Reagan also was capable of displaying a keen sense of humor that helped him defuse the more divisive parts of his image. When he joked that in his administration, the right hand doesn’t know what the far right hand is doing, he laughed. It was a joke. When, during the 1980 presidential debate, Carter was mercilessly pointing out the many inconsistencies in Reagan’s record, instead of rebutting the charges, Reagan deftly replied, “There you go again.” In 1984, after a rambling response in one debate caused many to question his mental fitness for re-election, at the next debate, Reagan addressed the age issue head-on, promising not to seek any political advantage from his opponent’s youth and inexperience. Walter Mondale said that he knew the election was over in that instance, and indeed it was.
Another thing that Reagan had that someone like Palin needs desperately is good handlers. Reagan was getting on in years by the time he ran for the presidency in 1980, and he needed aides who knew the man and his limits. If he did not get his nap in, he was prone to make mistakes by evening. After a campaign manager refused to acknowledge this necessity, Nancy Reagan had to step in and demand that the scheduler include naptime. The campaign manager, having earned Nancy’s ire, was soon out the door. Palin is youthful, but she needs someone she trusts who can say to her, “Ya know, Governor, this text seems a little self-referential.”
We say: Charlottesville reveals the weeping wound of racism. What do we, the American Catholic faith community, do next? Read the editorial.
The other problem for Republicans is that they have created such an outsized myth about Reagan, everyone else looks small by comparison. He brought down communism, with a little help from Pope John Paul II, Republicans say, when in fact, communism was collapsing of its own internal lies and contradictions for decades when Havel and Walesa, as well as John Paul II and Reagan, helped kick the last rotten leg out from under the still standing corpse. I would never place Gorbachev’s name alongside that of Havel for obvious reasons, but he gets some credit for it all going down peacefully. But, those stubborn facts are no part in the myth. What has Mitch Daniels done to compare with toppling communism?

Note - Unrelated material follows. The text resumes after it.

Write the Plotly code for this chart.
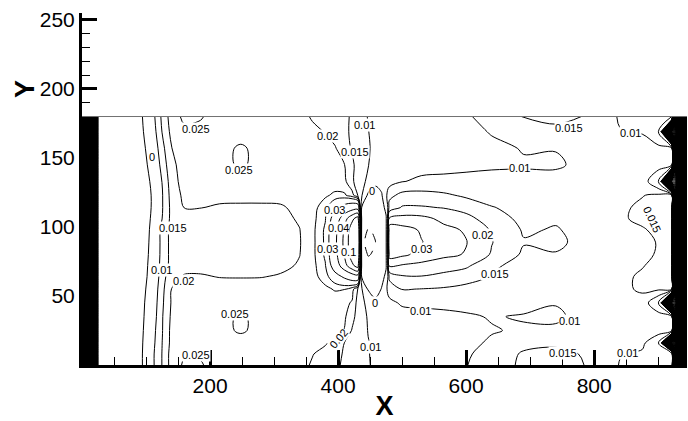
import plotly.graph_objects as go

# Grid nodes of the field (x along the channel, y across it)
X_NODES = [0, 8, 16, 25, 50, 75,
           94, 110, 125, 140, 160, 185, 215, 248, 280, 310, 340,
           360, 380, 395, 410, 422, 431, 437, 447, 458, 468, 475,
           480, 500, 530, 565, 600, 640, 690, 740, 790, 840, 875, 900, 921,
           928, 936, 945]
Y_NODES = [0, 8, 16, 25, 35, 45, 55, 64, 72, 80, 89, 98, 106, 114, 123, 133, 145, 157, 169, 180]

# Values next to the two end walls (same on every row)
WALL_LEFT = [-1.2, -0.7, -0.3, -0.045, -0.025, -0.012]
WALL_RIGHT = [-0.3, -0.7, -1.2]

# Interior values, one list per y row (x = 94 ... 921)
Z_Y000 = [-0.0002, 0.0089, 0.0151, 0.0222, 0.0258, 0.0255, 0.0225, 0.0225, 0.0225, 0.0222, 0.0215,
          0.0195, 0.0175, 0.016, 0.0142, 0.0128, 0.012, 0.0112, 0.0103, 0.0093, 0.0087, 0.0083,
          0.008, 0.0074, 0.0071, 0.0074, 0.0098, 0.0128, 0.0158, 0.0165, 0.0148, 0.0098, 0.0088, 0.0085, 0.0083]
Z_Y008 = [-0.0002, 0.0089, 0.0151, 0.0222, 0.0245, 0.0243, 0.0225, 0.0225, 0.0225, 0.0222, 0.022,
          0.0202, 0.0185, 0.0165, 0.0145, 0.013, 0.012, 0.0112, 0.0102, 0.0092, 0.0085, 0.0082,
          0.008, 0.0075, 0.0072, 0.0074, 0.0092, 0.0125, 0.0155, 0.0162, 0.0145, 0.0102, 0.0092, 0.009, 0.0088]
Z_Y016 = [-0.0005, 0.0083, 0.0149, 0.0215, 0.0228, 0.0228, 0.0225, 0.0225, 0.0225, 0.0225, 0.0225,
          0.0218, 0.0205, 0.0185, 0.0149, 0.0132, 0.0122, 0.0115, 0.0102, 0.009, 0.0082, 0.0078,
          0.0076, 0.0072, 0.007, 0.0072, 0.0085, 0.0108, 0.0138, 0.0142, 0.0135, 0.0122, 0.0112, 0.005, -0.25]
Z_Y025 = [-0.001, 0.0078, 0.0146, 0.0215, 0.0225, 0.0225, 0.0232, 0.0258, 0.0232, 0.0225, 0.0225,
          0.0225, 0.022, 0.0212, 0.0198, 0.0145, 0.0128, 0.012, 0.0098, 0.0088, 0.0082, 0.008,
          0.0078, 0.0075, 0.0073, 0.0075, 0.0082, 0.0096, 0.0108, 0.0107, 0.0122, 0.0125, 0.0125, 0.0125, 0.0125]
Z_Y035 = [-0.0015, 0.0068, 0.0145, 0.021, 0.0225, 0.0225, 0.0232, 0.0258, 0.0232, 0.0225, 0.0225,
          0.0225, 0.0222, 0.0215, 0.0207, 0.0168, 0.0128, 0.0118, 0.0095, 0.0085, 0.008, 0.0078,
          0.0077, 0.0077, 0.0078, 0.0082, 0.0092, 0.0104, 0.0095, 0.0093, 0.0115, 0.0125, 0.0128, 0.013, 0.0132]
Z_Y045 = [-0.002, 0.0063, 0.014, 0.0205, 0.0225, 0.0225, 0.0225, 0.0225, 0.0225, 0.0225, 0.0225,
          0.0225, 0.0225, 0.022, 0.0212, 0.0195, 0.0128, 0.0112, 0.0085, 0.003, 0.005, 0.007,
          0.0085, 0.0108, 0.0113, 0.0118, 0.012, 0.0125, 0.012, 0.0102, 0.0125, 0.0132, 0.0138, 0.004, -0.27]
Z_Y055 = [-0.003, 0.0056, 0.0135, 0.0201, 0.0222, 0.0225, 0.0225, 0.0225, 0.0225, 0.0225, 0.0222,
          0.0226, 0.0238, 0.0255, 0.0252, 0.022, 0.0145, 0.0108, -0.001, -0.005, 0.0005, 0.009,
          0.0125, 0.0152, 0.0149, 0.0145, 0.0138, 0.0135, 0.0132, 0.013, 0.013, 0.0142, 0.0155, 0.0158, 0.016]
Z_Y064 = [-0.004, 0.0044, 0.0128, 0.0184, 0.0205, 0.0205, 0.0198, 0.0197, 0.0198, 0.0205, 0.0215,
          0.023, 0.0275, 0.035, 0.042, 0.048, 0.05, -0.001, -0.004, -0.005, -0.003, 0.002,
          0.016, 0.0195, 0.0198, 0.0185, 0.0168, 0.0148, 0.0138, 0.0133, 0.013, 0.0142, 0.0155, 0.0162, 0.0165]
Z_Y072 = [-0.0045, 0.0039, 0.0122, 0.0165, 0.0182, 0.0185, 0.0186, 0.0186, 0.0186, 0.0188, 0.0205,
          0.0232, 0.0295, 0.047, 0.072, 0.095, 0.11, -0.003, -0.007, -0.007, -0.005, -0.001,
          0.026, 0.0245, 0.0235, 0.0225, 0.021, 0.0155, 0.014, 0.0138, 0.0133, 0.0135, 0.0148, 0.016, 0.0165]
Z_Y080 = [-0.005, 0.0033, 0.0119, 0.0165, 0.018, 0.0183, 0.0183, 0.0183, 0.0184, 0.0186, 0.0199,
          0.0235, 0.031, 0.053, 0.082, 0.112, 0.135, -0.006, -0.0105, -0.009, -0.006, -0.001,
          0.032, 0.031, 0.0285, 0.026, 0.0247, 0.0195, 0.0142, 0.0148, 0.0135, 0.0135, 0.0145, 0.0152, 0.0165]
Z_Y089 = [-0.0055, 0.0029, 0.0119, 0.0165, 0.018, 0.0182, 0.0182, 0.0182, 0.0183, 0.0185, 0.0197,
          0.0235, 0.031, 0.055, 0.085, 0.115, 0.14, -0.008, -0.0125, -0.0102, -0.006, -0.001,
          0.035, 0.0335, 0.0302, 0.0275, 0.0252, 0.0202, 0.0153, 0.0157, 0.0138, 0.0135, 0.0145, 0.0151, 0.0165]
Z_Y098 = [-0.006, 0.0025, 0.0119, 0.0165, 0.018, 0.0183, 0.0183, 0.0183, 0.0184, 0.0186, 0.0199,
          0.0235, 0.031, 0.053, 0.082, 0.112, 0.135, -0.006, -0.0105, -0.009, -0.006, -0.001,
          0.033, 0.0318, 0.0295, 0.0262, 0.0245, 0.0195, 0.0145, 0.0153, 0.0135, 0.0138, 0.0145, 0.0162, 0.017]
Z_Y106 = [-0.0065, 0.0017, 0.0099, 0.0165, 0.0182, 0.0185, 0.0185, 0.0185, 0.0186, 0.0188, 0.0205,
          0.0232, 0.0295, 0.047, 0.072, 0.095, 0.11, -0.003, -0.007, -0.007, -0.005, -0.001,
          0.026, 0.0268, 0.0265, 0.0238, 0.0218, 0.0172, 0.0138, 0.0145, 0.0135, 0.0142, 0.0162, 0.0172, 0.0172]
Z_Y114 = [-0.007, 0.001, 0.0095, 0.0165, 0.0201, 0.0201, 0.0192, 0.019, 0.019, 0.0193, 0.0215,
          0.023, 0.028, 0.038, 0.045, 0.05, 0.05, -0.001, -0.004, -0.005, -0.003, 0.002,
          0.017, 0.0205, 0.0205, 0.0198, 0.018, 0.0152, 0.0138, 0.0135, 0.0133, 0.0142, 0.0158, 0.0165, 0.0168]
Z_Y123 = [-0.007, 0.001, 0.0095, 0.017, 0.0212, 0.0218, 0.0218, 0.0218, 0.0218, 0.0218, 0.0222,
          0.0228, 0.0242, 0.026, 0.0258, 0.022, 0.0145, 0.0108, -0.002, -0.006, -0.001, 0.009,
          0.0135, 0.0165, 0.0168, 0.0158, 0.0142, 0.0135, 0.013, 0.013, 0.013, 0.0138, 0.0148, 0.0158, 0.0162]
Z_Y133 = [-0.006, 0.0021, 0.0101, 0.0177, 0.0222, 0.0225, 0.0225, 0.0225, 0.0225, 0.0225, 0.0225,
          0.0225, 0.0225, 0.0222, 0.0212, 0.0158, 0.0128, 0.011, 0.0092, 0.003, 0.004, 0.0065,
          0.0078, 0.0098, 0.0108, 0.0112, 0.0115, 0.0118, 0.0115, 0.0118, 0.0128, 0.013, 0.0135, 0.004, -0.28]
Z_Y145 = [-0.004, 0.004, 0.0119, 0.0186, 0.0225, 0.0225, 0.0232, 0.0258, 0.0232, 0.0225, 0.0225,
          0.0225, 0.0222, 0.0218, 0.0201, 0.0158, 0.0135, 0.012, 0.0101, 0.0092, 0.0088, 0.0087,
          0.0087, 0.0086, 0.0085, 0.0085, 0.0088, 0.0092, 0.0095, 0.0093, 0.0115, 0.0128, 0.0128, 0.0128, 0.0128]
Z_Y157 = [-0.0025, 0.0055, 0.0133, 0.0199, 0.0225, 0.0225, 0.0232, 0.0258, 0.0232, 0.0225, 0.0225,
          0.0218, 0.021, 0.0205, 0.0168, 0.0145, 0.013, 0.0118, 0.0103, 0.0092, 0.0085, 0.008,
          0.0078, 0.0072, 0.0068, 0.007, 0.0075, 0.0088, 0.0103, 0.0102, 0.0118, 0.0122, 0.0118, 0.0115, 0.0112]
Z_Y169 = [-0.001, 0.007, 0.0151, 0.0215, 0.0238, 0.0235, 0.0225, 0.0225, 0.0225, 0.0225, 0.0222,
          0.021, 0.0198, 0.0178, 0.016, 0.0142, 0.0125, 0.0114, 0.0101, 0.009, 0.0083, 0.008,
          0.0078, 0.0073, 0.007, 0.0072, 0.0082, 0.0104, 0.0128, 0.0142, 0.0138, 0.0102, 0.0097, 0.004, -0.26]
Z_Y180 = [-0.0002, 0.008, 0.016, 0.0225, 0.0262, 0.0255, 0.0225, 0.0225, 0.0225, 0.0222, 0.0215,
          0.0195, 0.0175, 0.0165, 0.0158, 0.0145, 0.0125, 0.0112, 0.0098, 0.0088, 0.0082, 0.008,
          0.0078, 0.0074, 0.0072, 0.0075, 0.0092, 0.0125, 0.0152, 0.0158, 0.0148, 0.0095, 0.008, 0.007, 0.006]

ROWS = [Z_Y000, Z_Y008, Z_Y016, Z_Y025, Z_Y035, Z_Y045, Z_Y055, Z_Y064, Z_Y072, Z_Y080,
        Z_Y089, Z_Y098, Z_Y106, Z_Y114, Z_Y123, Z_Y133, Z_Y145, Z_Y157, Z_Y169, Z_Y180]

# Contour levels (start, end, step)
LEVELS_MAIN = (0.01, 0.03, 0.005)
LEVELS_HIGH = (0.04, 0.1, 0.02)
LEVEL_ZERO = 0.0
LEVEL_NEG = -0.01
LEVELS_WALL = (-1.2, -0.05, 0.005)

# Contour labels: level, x, y, text angle
LABELS = [
    (0.025, 178, 171, 0), (0.0, 109, 151, 0), (0.025, 245, 141, 0),
    (0.015, 142, 99, 0), (0.01, 124, 69, 0), (0.02, 159, 61, 0),
    (0.025, 239, 37, 0), (0.025, 178, 7, 0),
    (0.02, 383, 166, 0), (0.01, 442, 174, 0), (0.015, 427, 154, 0), (0.0, 453, 126, 0),
    (0.03, 394, 112, 0), (0.04, 400, 99, 0), (0.03, 383, 84, 0), (0.1, 417, 82, 0),
    (0.03, 531, 84, 0), (0.02, 625, 94, 0), (0.015, 645, 66, 0), (0.01, 528, 39, 0),
    (0.0, 458, 45, 0), (0.02, 400, 19, -50), (0.01, 450, 13, 0),
    (0.01, 684, 143, 0), (0.015, 761, 172, 0), (0.01, 856, 168, 0),
    (0.015, 891, 105, 65), (0.01, 762, 32, 0), (0.015, 752, 9, 0), (0.01, 852, 9, 0),
]

X_TICKS = [200, 400, 600, 800]
Y_TICKS = [50, 100, 150, 200, 250]

FONT = "Liberation Sans, Arial, sans-serif"

Z = [WALL_LEFT + row + WALL_RIGHT for row in ROWS]
for row in Z:
    assert len(row) == len(X_NODES)
assert len(Z) == len(Y_NODES)

fig = go.Figure()


def add_levels(x, y, z, start, end, step, dash="solid", smoothing=1.0, width=1.0):
    fig.add_trace(go.Contour(
        x=x, y=y, z=z,
        autocontour=False,
        contours=dict(start=start, end=end + step * 1e-3, size=step,
                      coloring="none", showlabels=False),
        line=dict(color="black", width=width, dash=dash, smoothing=smoothing),
        showscale=False, hoverinfo="skip",
    ))


# dense bands at both walls
add_levels(X_NODES, Y_NODES, Z, *LEVELS_WALL, smoothing=0, width=1)
# regular levels
add_levels(X_NODES, Y_NODES, Z, *LEVELS_MAIN, smoothing=1.0)
add_levels(X_NODES, Y_NODES, Z, *LEVELS_HIGH, smoothing=1.0)
add_levels(X_NODES, Y_NODES, Z, LEVEL_ZERO, LEVEL_ZERO, 1.0, smoothing=1.0)

# negative level inside the recirculation bubble only
cols = [i for i, xv in enumerate(X_NODES) if 431 <= xv <= 480]
x_sub = [X_NODES[i] for i in cols]
z_sub = [[row[i] for i in cols] for row in Z]
add_levels(x_sub, Y_NODES, z_sub, LEVEL_NEG, LEVEL_NEG, 1.0, dash="dash", smoothing=1.0)

annotations = []
for lvl, lx, ly, ang in LABELS:
    annotations.append(dict(
        x=lx, y=ly, xref="x", yref="y", text=f"{lvl:g}", showarrow=False,
        textangle=ang, font=dict(family=FONT, size=11, color="black"),
        bgcolor="white", borderpad=0,
    ))
annotations.append(dict(
    x=-0.094, y=200, xref="paper", yref="y", xanchor="center", yanchor="middle",
    text="<b>Y</b>", showarrow=False,
    textangle=-90, font=dict(family=FONT, size=27, color="black"),
))

fig.update_layout(
    width=688, height=421,
    margin=dict(l=82, r=1, t=13, b=51),
    paper_bgcolor="white", plot_bgcolor="white",
    showlegend=False,
    annotations=annotations,
    shapes=[dict(type="line", xref="x", yref="y",
                 x0=X_NODES[0], x1=X_NODES[-1], y0=Y_NODES[-1], y1=Y_NODES[-1],
                 line=dict(color="#707070", width=1), layer="above")],
    xaxis=dict(
        range=[X_NODES[0], X_NODES[-1]], tickvals=X_TICKS, ticks="inside",
        ticklen=15, tickwidth=3, tickcolor="black",
        showline=True, linewidth=3, linecolor="black",
        showgrid=False, zeroline=False,
        tickfont=dict(family=FONT, size=21, color="black"),
        minor=dict(ticks="inside", ticklen=8, tickwidth=1, tickcolor="black", dtick=50, tick0=0),
        title=dict(text="<b>X</b>", font=dict(family=FONT, size=27, color="black"), standoff=4),
    ),
    yaxis=dict(
        range=[0, 255], tickvals=Y_TICKS, ticks="inside",
        ticklen=15, tickwidth=3, tickcolor="black",
        showline=True, linewidth=3, linecolor="black",
        showgrid=False, zeroline=False,
        tickfont=dict(family=FONT, size=21, color="black"),
        minor=dict(ticks="inside", ticklen=8, tickwidth=1, tickcolor="black", dtick=10, tick0=0),
    ),
)

fig.write_html("out.html")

I hope that in the interests of historical integrity, we will also remember the less flattering parts of Reagan’s legacy. He may have been genuinely optimistic, but he was not above stoking racial tensions, invoking “welfare queens” as if a few instances of fraud were responsible for the federal budget problems. More perniciously, Reagan traveled to Philadelphia, Mississippi to give his first post-convention speech and there he invoked states rights but a few miles from where the bodies of James Chaney, Michael Schwerner, and Andrew Goodman had been found.
Still, the Reagan years were not as bad as they might have been if Reagan had been the kind of bellicose conservative his heirs paint him to be. He talked tough about federal spending but did nothing to lower it, sending budget cuts to die on Capitol Hill with nary a protest from the White House. He talked tough about American military might but then invaded Grenada and pulled the Marines out of Lebanon at the first sign of trouble. His legacy was a great deal more mixed than most of his followers care to acknowledge or most of his opponents concede.
The key difficulty for today’s GOP is that there is no one who seems to share what Reagan and JFK and FDR shared, that innate optimism about the country, and the ability to share it easily with a roomful of strangers and a television audience. Mike Huckabee has some of it, but it comes with his preacher-baggage which Reagan, America’s only divorced president, completely lacked. And the Tea Party crowd is too angry to notice if they have any optimism.
So, let’s remember Reagan, the good and the bad, and let’s see how the GOP candidates try to appropriate his image and his legacy for their own purposes. So far, there is not one person on the GOP bench who seems to have the strengths Reagan brought to politics.